● Exercise brief
In the records below, find each line containing the word "this" and copy it.

● Input data
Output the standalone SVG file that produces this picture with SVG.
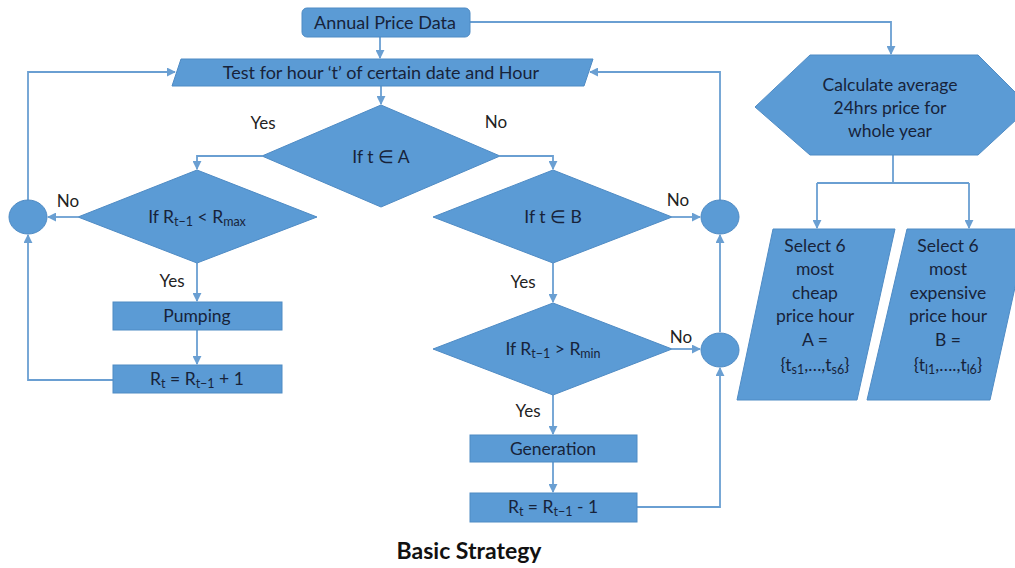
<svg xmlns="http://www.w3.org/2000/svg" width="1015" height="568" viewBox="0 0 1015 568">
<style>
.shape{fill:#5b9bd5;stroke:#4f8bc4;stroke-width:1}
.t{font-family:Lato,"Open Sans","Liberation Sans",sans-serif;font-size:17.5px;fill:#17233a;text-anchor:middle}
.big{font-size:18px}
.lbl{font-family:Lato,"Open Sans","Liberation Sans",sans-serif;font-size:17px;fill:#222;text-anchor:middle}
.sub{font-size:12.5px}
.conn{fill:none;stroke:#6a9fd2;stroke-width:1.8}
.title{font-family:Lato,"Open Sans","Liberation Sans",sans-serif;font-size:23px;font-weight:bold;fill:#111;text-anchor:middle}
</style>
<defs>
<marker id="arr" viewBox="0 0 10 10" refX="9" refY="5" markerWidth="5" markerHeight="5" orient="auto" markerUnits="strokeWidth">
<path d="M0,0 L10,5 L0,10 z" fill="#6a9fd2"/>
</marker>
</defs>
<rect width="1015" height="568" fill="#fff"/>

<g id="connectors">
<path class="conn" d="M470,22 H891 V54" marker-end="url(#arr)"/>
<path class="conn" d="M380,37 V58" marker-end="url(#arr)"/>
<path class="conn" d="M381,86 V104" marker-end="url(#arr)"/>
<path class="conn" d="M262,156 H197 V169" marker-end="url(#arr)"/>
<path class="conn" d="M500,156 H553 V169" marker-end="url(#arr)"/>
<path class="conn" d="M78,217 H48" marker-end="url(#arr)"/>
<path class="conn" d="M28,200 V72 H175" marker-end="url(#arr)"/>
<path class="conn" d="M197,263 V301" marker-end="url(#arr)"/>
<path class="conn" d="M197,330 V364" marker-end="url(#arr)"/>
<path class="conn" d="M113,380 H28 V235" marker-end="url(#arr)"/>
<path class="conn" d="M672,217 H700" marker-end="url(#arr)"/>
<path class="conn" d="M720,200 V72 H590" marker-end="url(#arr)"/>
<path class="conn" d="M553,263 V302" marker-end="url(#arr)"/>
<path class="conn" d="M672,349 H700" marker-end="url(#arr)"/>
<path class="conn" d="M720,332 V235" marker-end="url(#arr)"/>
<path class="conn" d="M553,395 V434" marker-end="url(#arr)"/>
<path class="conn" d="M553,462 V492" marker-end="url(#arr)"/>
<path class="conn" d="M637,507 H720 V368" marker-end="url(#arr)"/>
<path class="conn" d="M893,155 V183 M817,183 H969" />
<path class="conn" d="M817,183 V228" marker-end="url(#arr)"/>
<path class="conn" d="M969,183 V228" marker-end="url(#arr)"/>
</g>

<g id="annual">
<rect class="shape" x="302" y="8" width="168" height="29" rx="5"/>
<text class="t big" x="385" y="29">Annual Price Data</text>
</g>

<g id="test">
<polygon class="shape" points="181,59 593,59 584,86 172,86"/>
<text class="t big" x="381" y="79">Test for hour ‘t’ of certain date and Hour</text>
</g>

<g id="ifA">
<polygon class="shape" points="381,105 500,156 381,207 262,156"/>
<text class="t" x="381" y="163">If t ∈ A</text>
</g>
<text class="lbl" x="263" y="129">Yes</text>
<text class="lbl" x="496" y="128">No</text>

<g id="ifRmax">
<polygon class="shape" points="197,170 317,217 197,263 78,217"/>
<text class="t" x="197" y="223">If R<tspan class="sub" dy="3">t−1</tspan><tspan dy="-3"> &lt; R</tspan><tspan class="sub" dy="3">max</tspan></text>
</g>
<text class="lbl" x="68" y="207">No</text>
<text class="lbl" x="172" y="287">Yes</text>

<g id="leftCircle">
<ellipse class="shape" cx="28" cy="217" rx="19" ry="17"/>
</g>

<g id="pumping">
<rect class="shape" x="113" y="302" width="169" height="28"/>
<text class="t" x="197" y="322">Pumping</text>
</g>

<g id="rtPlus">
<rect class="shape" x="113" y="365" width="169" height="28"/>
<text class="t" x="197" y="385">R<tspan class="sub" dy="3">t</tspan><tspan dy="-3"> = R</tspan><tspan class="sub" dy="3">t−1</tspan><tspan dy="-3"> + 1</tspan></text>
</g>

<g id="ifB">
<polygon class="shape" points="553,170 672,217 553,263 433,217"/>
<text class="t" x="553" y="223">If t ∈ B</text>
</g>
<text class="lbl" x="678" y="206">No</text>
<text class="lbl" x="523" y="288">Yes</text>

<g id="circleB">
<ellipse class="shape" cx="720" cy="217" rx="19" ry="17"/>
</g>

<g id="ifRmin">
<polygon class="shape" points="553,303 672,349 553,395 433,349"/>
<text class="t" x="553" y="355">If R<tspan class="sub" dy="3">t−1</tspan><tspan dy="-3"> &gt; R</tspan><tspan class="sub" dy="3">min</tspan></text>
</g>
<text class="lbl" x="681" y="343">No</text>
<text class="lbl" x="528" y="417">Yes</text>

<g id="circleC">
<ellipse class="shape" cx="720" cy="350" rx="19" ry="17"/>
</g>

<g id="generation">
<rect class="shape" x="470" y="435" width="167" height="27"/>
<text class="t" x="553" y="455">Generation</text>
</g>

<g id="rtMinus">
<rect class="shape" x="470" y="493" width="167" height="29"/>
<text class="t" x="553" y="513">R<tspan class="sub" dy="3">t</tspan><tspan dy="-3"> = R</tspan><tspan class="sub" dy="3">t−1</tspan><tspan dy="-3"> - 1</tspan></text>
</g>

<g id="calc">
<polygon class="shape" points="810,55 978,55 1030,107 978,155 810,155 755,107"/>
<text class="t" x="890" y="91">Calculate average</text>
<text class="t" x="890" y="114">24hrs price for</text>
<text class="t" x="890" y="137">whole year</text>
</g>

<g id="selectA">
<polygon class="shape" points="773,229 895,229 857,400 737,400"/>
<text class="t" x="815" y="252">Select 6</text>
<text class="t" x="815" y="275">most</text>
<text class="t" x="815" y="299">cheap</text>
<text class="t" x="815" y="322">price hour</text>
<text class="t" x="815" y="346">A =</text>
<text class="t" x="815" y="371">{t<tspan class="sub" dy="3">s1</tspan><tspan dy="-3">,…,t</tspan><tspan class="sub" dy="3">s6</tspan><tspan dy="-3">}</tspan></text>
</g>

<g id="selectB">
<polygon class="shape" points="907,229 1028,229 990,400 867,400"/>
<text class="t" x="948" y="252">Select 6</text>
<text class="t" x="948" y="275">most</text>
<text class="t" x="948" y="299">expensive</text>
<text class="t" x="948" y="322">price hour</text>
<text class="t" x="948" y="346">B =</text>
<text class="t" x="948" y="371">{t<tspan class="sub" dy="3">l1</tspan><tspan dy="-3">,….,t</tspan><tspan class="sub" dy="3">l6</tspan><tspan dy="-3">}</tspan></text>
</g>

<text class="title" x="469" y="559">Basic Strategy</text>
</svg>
---
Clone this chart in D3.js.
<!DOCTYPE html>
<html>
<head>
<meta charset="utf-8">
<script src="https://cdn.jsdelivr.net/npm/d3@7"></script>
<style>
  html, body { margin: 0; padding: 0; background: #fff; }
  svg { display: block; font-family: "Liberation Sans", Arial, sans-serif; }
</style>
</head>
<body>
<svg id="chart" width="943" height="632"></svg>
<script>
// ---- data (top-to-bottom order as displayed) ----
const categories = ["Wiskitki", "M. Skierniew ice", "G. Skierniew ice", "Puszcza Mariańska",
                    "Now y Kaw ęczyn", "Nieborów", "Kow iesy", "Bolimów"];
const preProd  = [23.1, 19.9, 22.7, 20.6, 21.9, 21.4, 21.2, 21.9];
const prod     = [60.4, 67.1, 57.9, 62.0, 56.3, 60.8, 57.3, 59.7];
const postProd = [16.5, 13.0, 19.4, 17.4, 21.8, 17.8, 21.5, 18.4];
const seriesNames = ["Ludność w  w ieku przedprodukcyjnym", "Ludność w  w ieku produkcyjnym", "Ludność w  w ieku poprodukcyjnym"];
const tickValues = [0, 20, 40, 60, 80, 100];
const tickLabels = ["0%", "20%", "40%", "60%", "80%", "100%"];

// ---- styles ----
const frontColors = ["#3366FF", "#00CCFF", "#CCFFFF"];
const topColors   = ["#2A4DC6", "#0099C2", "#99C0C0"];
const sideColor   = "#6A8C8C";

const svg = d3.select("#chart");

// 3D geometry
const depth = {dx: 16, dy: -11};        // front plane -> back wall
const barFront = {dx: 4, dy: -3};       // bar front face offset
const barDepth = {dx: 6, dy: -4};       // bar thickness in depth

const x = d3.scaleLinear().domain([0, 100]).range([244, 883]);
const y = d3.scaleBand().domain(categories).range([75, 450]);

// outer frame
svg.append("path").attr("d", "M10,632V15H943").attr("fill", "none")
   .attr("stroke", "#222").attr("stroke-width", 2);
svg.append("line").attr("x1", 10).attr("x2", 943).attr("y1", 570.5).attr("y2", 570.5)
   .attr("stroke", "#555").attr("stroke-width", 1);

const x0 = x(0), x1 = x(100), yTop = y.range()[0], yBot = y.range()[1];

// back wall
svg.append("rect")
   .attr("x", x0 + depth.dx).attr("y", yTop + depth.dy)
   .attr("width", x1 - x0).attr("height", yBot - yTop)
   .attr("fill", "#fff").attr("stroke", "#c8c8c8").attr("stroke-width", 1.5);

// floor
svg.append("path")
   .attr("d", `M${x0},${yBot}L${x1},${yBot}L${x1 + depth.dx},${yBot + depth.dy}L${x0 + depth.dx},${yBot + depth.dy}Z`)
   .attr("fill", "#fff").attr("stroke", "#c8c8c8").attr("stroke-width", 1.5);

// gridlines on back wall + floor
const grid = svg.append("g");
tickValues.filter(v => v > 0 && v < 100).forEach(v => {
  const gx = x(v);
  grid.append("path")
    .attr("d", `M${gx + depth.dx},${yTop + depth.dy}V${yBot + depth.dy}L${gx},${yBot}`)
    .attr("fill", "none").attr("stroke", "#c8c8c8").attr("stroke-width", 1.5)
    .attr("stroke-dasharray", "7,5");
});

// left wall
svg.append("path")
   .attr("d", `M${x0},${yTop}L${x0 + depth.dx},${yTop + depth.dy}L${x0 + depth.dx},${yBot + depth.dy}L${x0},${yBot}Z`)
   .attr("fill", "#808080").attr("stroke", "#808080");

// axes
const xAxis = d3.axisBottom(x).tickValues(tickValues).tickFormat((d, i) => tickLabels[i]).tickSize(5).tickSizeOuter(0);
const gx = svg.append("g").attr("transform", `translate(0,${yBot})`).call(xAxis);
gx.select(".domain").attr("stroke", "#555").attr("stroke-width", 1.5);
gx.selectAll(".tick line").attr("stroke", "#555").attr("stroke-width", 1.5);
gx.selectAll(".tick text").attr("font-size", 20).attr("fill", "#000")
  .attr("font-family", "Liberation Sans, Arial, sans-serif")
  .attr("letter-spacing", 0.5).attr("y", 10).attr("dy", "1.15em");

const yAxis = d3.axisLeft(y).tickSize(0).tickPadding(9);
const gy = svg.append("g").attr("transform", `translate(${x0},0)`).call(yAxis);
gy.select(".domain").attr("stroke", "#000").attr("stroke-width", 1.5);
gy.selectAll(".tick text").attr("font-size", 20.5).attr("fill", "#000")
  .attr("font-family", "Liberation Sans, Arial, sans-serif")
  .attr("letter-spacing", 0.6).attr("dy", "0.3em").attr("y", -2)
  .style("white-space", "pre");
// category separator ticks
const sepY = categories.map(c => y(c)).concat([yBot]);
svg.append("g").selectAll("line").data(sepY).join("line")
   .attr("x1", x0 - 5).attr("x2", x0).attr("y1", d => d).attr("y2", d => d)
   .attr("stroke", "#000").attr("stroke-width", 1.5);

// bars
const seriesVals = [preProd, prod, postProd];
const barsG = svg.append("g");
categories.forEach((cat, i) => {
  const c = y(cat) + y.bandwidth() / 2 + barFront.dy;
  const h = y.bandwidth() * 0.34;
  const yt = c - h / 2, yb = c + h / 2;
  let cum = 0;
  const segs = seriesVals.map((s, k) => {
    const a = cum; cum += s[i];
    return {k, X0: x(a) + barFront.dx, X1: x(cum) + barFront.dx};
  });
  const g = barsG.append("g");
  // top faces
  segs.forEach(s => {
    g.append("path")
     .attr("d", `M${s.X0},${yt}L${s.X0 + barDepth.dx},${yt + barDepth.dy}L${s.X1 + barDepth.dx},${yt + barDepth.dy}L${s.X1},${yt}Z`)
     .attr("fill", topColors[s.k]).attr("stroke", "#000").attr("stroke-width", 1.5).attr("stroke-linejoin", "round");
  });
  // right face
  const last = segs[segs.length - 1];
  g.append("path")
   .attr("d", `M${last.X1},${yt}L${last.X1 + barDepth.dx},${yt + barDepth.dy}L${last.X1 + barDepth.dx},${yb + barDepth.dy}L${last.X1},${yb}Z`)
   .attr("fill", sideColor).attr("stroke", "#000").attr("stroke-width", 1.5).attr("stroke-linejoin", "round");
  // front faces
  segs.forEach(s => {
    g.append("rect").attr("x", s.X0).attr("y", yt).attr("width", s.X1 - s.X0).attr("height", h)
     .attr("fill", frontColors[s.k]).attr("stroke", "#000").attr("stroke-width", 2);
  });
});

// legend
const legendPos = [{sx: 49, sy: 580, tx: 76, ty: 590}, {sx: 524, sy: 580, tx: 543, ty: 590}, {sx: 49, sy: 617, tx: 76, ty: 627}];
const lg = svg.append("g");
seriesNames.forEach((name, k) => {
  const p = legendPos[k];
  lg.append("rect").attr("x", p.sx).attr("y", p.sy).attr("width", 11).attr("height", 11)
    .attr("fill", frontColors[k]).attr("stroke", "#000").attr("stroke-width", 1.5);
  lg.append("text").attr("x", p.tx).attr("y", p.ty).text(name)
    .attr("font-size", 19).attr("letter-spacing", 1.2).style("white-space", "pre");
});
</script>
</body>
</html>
...
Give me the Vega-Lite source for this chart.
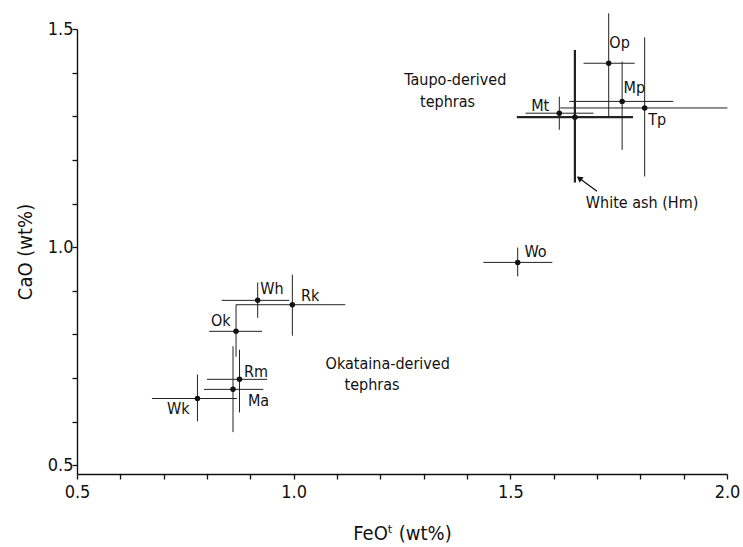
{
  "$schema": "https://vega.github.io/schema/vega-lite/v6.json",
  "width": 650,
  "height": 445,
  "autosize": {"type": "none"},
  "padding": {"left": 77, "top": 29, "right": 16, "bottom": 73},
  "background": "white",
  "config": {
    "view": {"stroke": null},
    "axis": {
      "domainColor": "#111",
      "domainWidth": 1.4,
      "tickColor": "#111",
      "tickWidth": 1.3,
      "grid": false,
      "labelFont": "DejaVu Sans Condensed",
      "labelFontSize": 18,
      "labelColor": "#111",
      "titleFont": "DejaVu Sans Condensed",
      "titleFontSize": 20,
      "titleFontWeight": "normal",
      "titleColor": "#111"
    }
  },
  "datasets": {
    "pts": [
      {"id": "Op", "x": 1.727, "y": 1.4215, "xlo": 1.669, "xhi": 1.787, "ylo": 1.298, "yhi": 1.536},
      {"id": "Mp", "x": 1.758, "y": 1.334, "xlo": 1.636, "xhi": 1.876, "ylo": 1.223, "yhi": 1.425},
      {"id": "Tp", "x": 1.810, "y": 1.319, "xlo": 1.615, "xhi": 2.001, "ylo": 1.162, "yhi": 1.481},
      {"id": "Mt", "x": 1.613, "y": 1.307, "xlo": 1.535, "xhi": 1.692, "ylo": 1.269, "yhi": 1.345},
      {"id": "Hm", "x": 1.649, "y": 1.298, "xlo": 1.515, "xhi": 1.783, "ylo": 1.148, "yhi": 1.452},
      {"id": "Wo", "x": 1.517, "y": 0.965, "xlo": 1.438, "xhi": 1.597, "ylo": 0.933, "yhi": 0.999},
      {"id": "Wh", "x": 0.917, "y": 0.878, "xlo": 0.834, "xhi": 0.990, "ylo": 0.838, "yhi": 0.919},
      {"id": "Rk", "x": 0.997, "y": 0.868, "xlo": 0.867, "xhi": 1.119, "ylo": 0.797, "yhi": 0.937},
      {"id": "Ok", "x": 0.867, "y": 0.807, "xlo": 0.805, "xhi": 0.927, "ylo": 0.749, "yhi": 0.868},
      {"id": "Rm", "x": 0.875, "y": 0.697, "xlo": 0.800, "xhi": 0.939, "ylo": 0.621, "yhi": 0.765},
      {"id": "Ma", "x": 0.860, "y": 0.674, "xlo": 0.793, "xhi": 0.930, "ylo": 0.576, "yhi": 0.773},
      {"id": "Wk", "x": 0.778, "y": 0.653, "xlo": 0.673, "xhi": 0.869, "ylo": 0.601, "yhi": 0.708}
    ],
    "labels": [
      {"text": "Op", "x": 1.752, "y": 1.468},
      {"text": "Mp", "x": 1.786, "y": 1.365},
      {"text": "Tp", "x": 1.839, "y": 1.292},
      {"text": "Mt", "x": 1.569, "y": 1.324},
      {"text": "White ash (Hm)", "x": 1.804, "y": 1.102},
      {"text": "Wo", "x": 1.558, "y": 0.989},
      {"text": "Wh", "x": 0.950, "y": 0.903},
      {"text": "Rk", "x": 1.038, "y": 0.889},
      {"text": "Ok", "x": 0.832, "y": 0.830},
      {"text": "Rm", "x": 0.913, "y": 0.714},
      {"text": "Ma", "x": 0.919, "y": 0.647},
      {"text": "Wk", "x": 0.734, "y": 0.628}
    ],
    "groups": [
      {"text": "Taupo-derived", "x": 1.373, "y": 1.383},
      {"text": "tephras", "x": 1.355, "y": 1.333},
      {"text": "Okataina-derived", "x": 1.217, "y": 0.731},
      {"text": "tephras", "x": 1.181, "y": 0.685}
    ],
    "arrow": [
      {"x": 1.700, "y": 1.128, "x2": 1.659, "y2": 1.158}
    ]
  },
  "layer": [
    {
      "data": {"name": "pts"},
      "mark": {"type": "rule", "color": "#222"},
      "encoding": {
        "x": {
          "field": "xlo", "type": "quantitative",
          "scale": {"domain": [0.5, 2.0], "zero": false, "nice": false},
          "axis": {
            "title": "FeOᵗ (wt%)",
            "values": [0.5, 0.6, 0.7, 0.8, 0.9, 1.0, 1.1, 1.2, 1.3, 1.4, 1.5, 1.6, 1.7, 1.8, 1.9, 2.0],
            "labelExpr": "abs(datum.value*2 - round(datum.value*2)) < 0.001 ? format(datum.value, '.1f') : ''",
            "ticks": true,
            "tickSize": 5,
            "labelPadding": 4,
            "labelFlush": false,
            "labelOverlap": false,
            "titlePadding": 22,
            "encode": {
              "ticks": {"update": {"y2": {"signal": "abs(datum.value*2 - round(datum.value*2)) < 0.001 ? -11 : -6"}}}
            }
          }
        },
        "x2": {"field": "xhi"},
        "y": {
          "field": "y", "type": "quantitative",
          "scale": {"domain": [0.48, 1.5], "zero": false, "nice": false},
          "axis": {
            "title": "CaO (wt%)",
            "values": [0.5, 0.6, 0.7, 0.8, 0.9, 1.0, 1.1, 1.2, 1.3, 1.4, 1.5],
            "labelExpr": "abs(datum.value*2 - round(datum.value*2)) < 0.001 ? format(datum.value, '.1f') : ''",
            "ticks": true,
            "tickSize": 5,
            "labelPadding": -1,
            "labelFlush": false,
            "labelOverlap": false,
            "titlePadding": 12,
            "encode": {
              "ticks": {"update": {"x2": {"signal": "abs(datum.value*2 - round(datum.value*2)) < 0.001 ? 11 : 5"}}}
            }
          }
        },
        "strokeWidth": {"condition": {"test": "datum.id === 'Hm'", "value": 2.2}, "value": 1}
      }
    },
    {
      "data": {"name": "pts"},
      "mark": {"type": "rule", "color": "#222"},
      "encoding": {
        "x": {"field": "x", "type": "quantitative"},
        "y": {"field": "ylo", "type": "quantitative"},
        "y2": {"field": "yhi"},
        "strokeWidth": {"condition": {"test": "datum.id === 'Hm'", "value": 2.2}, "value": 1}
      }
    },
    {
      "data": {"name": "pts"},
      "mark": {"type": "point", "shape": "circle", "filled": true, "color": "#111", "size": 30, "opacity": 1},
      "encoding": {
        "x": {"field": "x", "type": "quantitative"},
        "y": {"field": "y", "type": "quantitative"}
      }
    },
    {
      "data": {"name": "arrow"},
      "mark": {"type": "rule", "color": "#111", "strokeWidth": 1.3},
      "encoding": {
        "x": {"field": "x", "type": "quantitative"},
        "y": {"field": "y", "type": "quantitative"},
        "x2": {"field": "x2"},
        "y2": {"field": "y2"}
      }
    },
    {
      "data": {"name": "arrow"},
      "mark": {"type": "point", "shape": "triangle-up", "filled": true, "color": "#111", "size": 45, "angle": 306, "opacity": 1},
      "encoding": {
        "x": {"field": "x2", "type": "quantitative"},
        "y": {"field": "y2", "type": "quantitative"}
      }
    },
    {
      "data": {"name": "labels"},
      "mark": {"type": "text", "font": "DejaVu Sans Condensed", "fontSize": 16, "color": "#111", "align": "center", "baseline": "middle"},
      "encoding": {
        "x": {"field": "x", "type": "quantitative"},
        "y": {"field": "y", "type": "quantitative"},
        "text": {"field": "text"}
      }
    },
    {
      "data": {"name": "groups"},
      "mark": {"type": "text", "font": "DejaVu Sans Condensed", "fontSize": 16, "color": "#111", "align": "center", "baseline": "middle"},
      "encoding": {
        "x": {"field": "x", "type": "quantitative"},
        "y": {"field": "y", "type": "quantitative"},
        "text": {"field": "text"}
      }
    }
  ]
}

● Problem solution
Output the standalone SVG file that produces this picture with SVG.
Clone this chart in D3.js.
Give me the Vega-Lite source for this chart.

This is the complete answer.